> **DATA BLOCK**:
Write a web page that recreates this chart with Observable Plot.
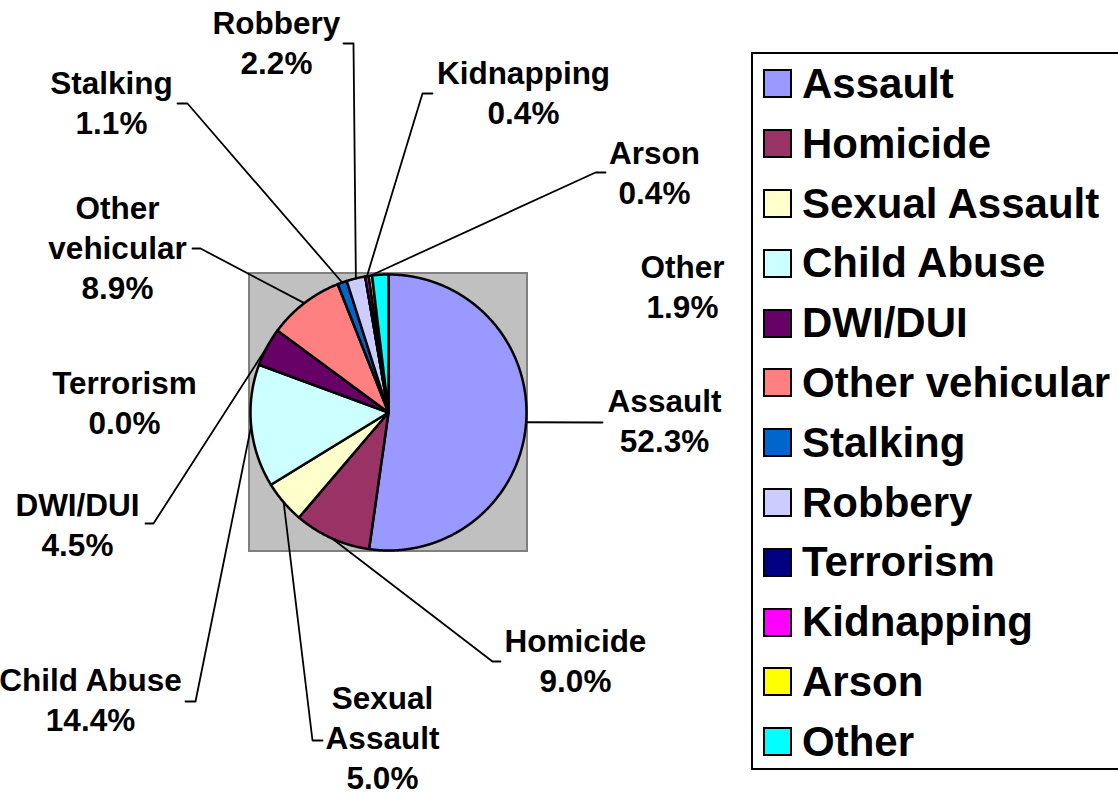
<!DOCTYPE html>
<html><head><meta charset="utf-8">
<script src="https://cdn.jsdelivr.net/npm/d3@7"></script>
<script src="https://cdn.jsdelivr.net/npm/@observablehq/plot@0.6"></script>
<style>
html,body{margin:0;padding:0;background:#fff;overflow:hidden;}
body{width:1118px;height:795px;font-family:"Liberation Sans",Arial,sans-serif;}
#wrap{position:relative;width:1118px;height:795px;overflow:hidden;}
#chart{position:absolute;left:0;top:0;}
#legend{position:absolute;left:751px;top:52px;width:380px;height:714px;border:2px solid #000;border-right:none;background:#fff;}
.item{display:flex;align-items:center;height:59.8px;}
.sw{width:25px;height:25px;border:2px solid #000;margin-left:10px;margin-right:10px;flex:none;}
.lab{font-weight:bold;font-size:42px;line-height:59.8px;white-space:nowrap;color:#000;}
</style></head><body>
<div id="wrap"><div id="chart"></div><div id="legend"></div></div>
<script>
// ---- data ----
const categories = ["Assault","Homicide","Sexual Assault","Child Abuse","DWI/DUI","Other vehicular","Stalking","Robbery","Terrorism","Kidnapping","Arson","Other"];
const values = [52.3, 9.0, 5.0, 14.4, 4.5, 8.9, 1.1, 2.2, 0.0, 0.4, 0.4, 1.9];
const colors = ["#9999FF","#993366","#FFFFCC","#CCFFFF","#660066","#FF8080","#0066CC","#CCCCFF","#000080","#FF00FF","#FFFF00","#00FFFF"];

// ---- layout (pixels) ----
const W = 1118, H = 795;
const cx = 388, cy = 412, R = 138;
const labelPos = {
  "Assault": [664, 451], "Homicide": [575, 691], "Sexual Assault": [382, 788],
  "Child Abuse": [90, 730], "DWI/DUI": [77, 555], "Terrorism": [124, 433],
  "Other vehicular": [117, 298], "Stalking": [111, 133], "Robbery": [276, 73],
  "Kidnapping": [523, 123], "Arson": [654, 203], "Other": [682, 317]
};
const wrapped = ["Sexual Assault", "Other vehicular"];
const leaderEnds = {
  "Assault": [[602, 422]],
  "Homicide": [[492, 661], [500, 661]],
  "Sexual Assault": [[312, 740], [322, 740]],
  "Child Abuse": [[195, 701], [185, 701]],
  "DWI/DUI": [[153, 523], [145, 523]],
  "Other vehicular": [[200, 248], [192, 248]],
  "Stalking": [[187, 103], [177, 103]],
  "Robbery": [[353, 43], [343, 43]],
  "Kidnapping": [[422, 93], [432, 93]],
  "Arson": [[595, 172], [605, 172]]
};

const table = categories.map((name, i) => ({name, value: values[i]}));
const arcs = d3.pie().sort(null).value(d => d.value)(table);
const polar = (a, r) => ({x: cx + r * Math.sin(a), y: cy - r * Math.cos(a)});

// slice polygons
const slicePts = [];
for (const a of arcs) {
  const name = a.data.name;
  slicePts.push({name, x: cx, y: cy});
  const n = Math.max(2, Math.ceil((a.endAngle - a.startAngle) / (Math.PI / 720)));
  for (let k = 0; k <= n; k++) {
    const t = a.startAngle + (a.endAngle - a.startAngle) * k / n;
    slicePts.push({name, ...polar(t, R)});
  }
  slicePts.push({name, x: cx, y: cy});
}

// leader lines
const leaderPts = [];
for (const a of arcs) {
  const name = a.data.name;
  if (!leaderEnds[name]) continue;
  const mid = (a.startAngle + a.endAngle) / 2;
  leaderPts.push({name, ...polar(mid, R)});
  for (const [x, y] of leaderEnds[name]) leaderPts.push({name, x, y});
}

// labels
const labels = table.map(d => ({
  name: d.name,
  x: labelPos[d.name][0], y: labelPos[d.name][1],
  text: (wrapped.includes(d.name) ? d.name.replace(" ", "\n") : d.name) + "\n" + d.value.toFixed(1) + "%"
}));

const box = [{x1: cx - R - 1, x2: cx + R + 1, y1: cy - R - 1, y2: cy + R + 1}];

const chart = Plot.plot({
  width: W, height: H, margin: 0,
  x: {domain: [0, W], range: [0, W], axis: null},
  y: {domain: [0, H], range: [0, H], axis: null},
  color: {domain: categories, range: colors},
  style: {background: "transparent", overflow: "visible"},
  marks: [
    Plot.rect(box, {x1: "x1", x2: "x2", y1: "y1", y2: "y2", fill: "#C0C0C0", stroke: "#808080", strokeWidth: 2}),
    Plot.line(slicePts, {x: "x", y: "y", z: "name", fill: "name", stroke: "black", strokeWidth: 2.5, strokeLinejoin: "round", curve: "linear"}),
    Plot.line(leaderPts, {x: "x", y: "y", z: "name", stroke: "black", strokeWidth: 1.8, curve: "linear"}),
    Plot.text(labels, {x: "x", y: "y", text: "text", textAnchor: "middle", lineAnchor: "bottom",
      lineHeight: 40 / 31.5, fontSize: 31.5, fontWeight: "bold",
      fontFamily: "'Liberation Sans', Arial, sans-serif", fill: "black"})
  ]
});
document.getElementById("chart").appendChild(chart);

// legend
const legend = document.getElementById("legend");
categories.forEach((name, i) => {
  const row = document.createElement("div");
  row.className = "item";
  const sw = document.createElement("div");
  sw.className = "sw";
  sw.style.background = colors[i];
  const lab = document.createElement("span");
  lab.className = "lab";
  lab.textContent = name;
  row.appendChild(sw); row.appendChild(lab);
  legend.appendChild(row);
});
</script>
</body></html>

> **WHAT YOU SHOULD DO**: Identify and extract each line of the listing that contains "chart".

> **TASK ANSWER**:
Write a web page that recreates this chart with Observable Plot.
#chart{position:absolute;left:0;top:0;}
<div id="wrap"><div id="chart"></div><div id="legend"></div></div>
const chart = Plot.plot({
document.getElementById("chart").appendChild(chart);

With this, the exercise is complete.